Nonno, Hannah’s nonagenariangrandfather, spends the play writing a brilliantly succinct poem that embodies this diametric seesaw, then nods off and dies. In one of his early speeches, he echoes Shakespeare’s “seven ages of man” speech, relating the infirmity of age to the helplessness of infancy, condensing both into a lifespan that comes full circle in a setting by the sea, which Nonno flippantly labels “the cradle of life.”
Similarly, Nonno’s short poem recited at the end of the drama condenses the entire cycle of life-birth, fear, struggle and death-into a brief rhyme on the fate of an orange branch.
The thunder and lightning on the island (a veritable hurricane at the hands of Goodman designer Jeff Muskovin) are the outer symbols of Shannon’s inner turmoil, just as the branch in the poem stands for mankind’s struggle against all the tempests of living and dying.
And all this occurs on an idyllic, ramshackle veranda, nestled into the lush, vernal greenhouse of Loy Arcenas’ set like a giant bird’s nest, another symbol, this one referring to our hunger for home and respite.
What distinguishes “Iguana,” in other words, is this dense system of poetic images linking its elemental themes with art and nature. But even more powerful is Williams’ own astute clarity in tackling elusive, intangible, inarticulate human feelings and fears, giving rare voice, in some of the finest dialogue he wrote, to man’s ongoing battle to endure universal ills and touch both God and hope in the process.
“We live in a time when the issues of recovery are strong,” Falls says. “But without any of our pop psychology, this was a textbook for healing, for making peace with one’s self and with God.”
The two main characters’ long dialogue together, which takes actors Cherry Jones as Hannah and William Petersen as Shannon much of the 80 minutes or so of the production’s second half, is one of the most remarkable colloquies in all dramatic literature.
Most debates pit person against person. This one forges a special, rare onstage bond, pitting a man and a woman together against evil, despair, insanity and surrender.
In the flowing, rhapsodic language that so elevates his plays, Williams has Hannah say that, after her own troubles, she “began to see this faint, very faint gray light-the light of the world outside me-and I kept climbing toward it.
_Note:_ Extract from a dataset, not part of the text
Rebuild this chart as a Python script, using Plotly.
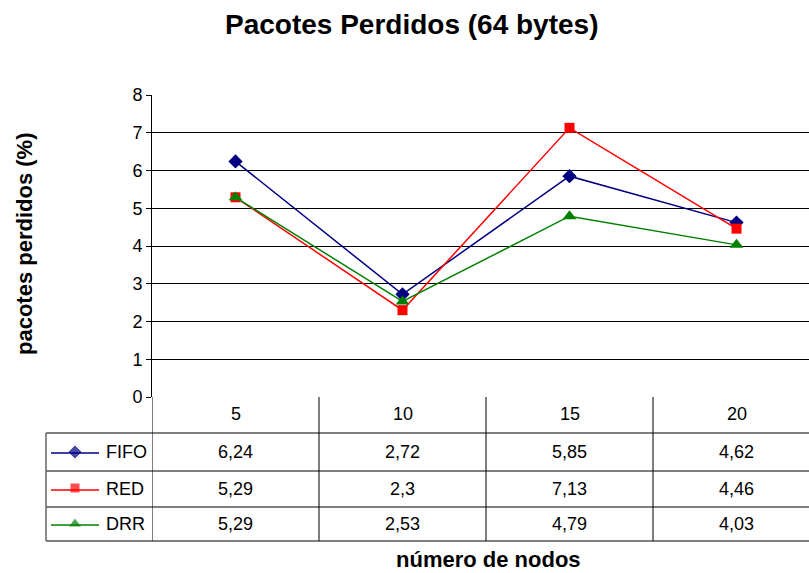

I had to.”
She tells Shannon of a place in the Orient, a house of the dying where the poor go for their final rest, and of the vision she found in the eyes there, of “the last little comforts.” “Nothing I’ve ever seen has seemed as beautiful to me, not even the view from this veranda between the sky and the still-water beach.”
She tells him that people must find a kind of temporal home, either somewhere (the nest of the hotel itself, for instance) or, if lucky, with some other person.
When Shannon counters that such a bond should be sexual, implying she is a virgin, she says, “not always,” and tells one of Williams’ most beautiful stories, the saga of her sad ride with a traveling salesman who asked for an article of her underwear to aid his own masturbation.
Doesn’t that disgust her, Shannon asks. “Nothing human disgusts me unless it’s unkind, cruel,” Hannah replies. Shannon is comforted, enlightened by all this, and to show it he gives in to her whim and cuts loose an iguana the staff has caught and tied to the veranda’s banister.
Let’s play God, Shannon says, and cut one of His creatures free-just as every character in the drama struggles at the end of a rope, uncertain when freedom will come, if ever.
For the iguana and Shannon, freedom comes for the night, at least. Hannah, so cool on the surface, thanks to her steadfast New England reserve, affects a cardinal act of mercy by dropping her guard and sharing her suffering and wisdom with someone else.
By untying Shannon from the hammock, by calming his anxieties, by getting him through the night and giving him some comfort and hope, she plays God and sets His creature free.
Throughout this remarkable fable, Williams never settles for any cheap or easy answers. As uplifting and high-flown as his language gets, he is never sentimental, though countless bad productions of “Iguana” have made him seem so. As part of his own adjustment, Shannon settles for the carnal polarity of the two women in the story, deciding to stay for a while with the lusty widow Maxine as a temporary refuge.
In that sense, Shannon finds something that eludes Tom and Laura (“The Glass Menagerie”) and certainly Blanche Du Bois: solace.
That it is temporary, that no final peace may ever come for Shannon, is evident in everything from the fate of Nonno, whose death ends the play, to the uncertain fate of Hannah and the doom that plagued playwright Williams for the remaining 22 years of his life after this play, his last commercial success.
Falls calls the play Williams’ most autobiographical, and Cherry Jones says even her New England spinster talks like a Southern gay man, “spouting verbal bouquets flush with baby’s breath.” Petersen, clad in Williams-like white linen, affecting a sibilant Southern gentleman’s voice, takes on his most challenging stage role since “In the Belly of the Beast.”
He confesses the part has actually caused him personal anxiety and sleeplessness like no other. “They all get through the night,” Falls says of the characters. “But who knows what happens when the sun comes up?”
In the end, Dickinson’s stanza tells all, that the temporary hope of spiritual communion is the most one can expect from a path to a resting place, where, no matter our triumphs or tormented struggles, the moss will inevitably cover our names and skulls at last.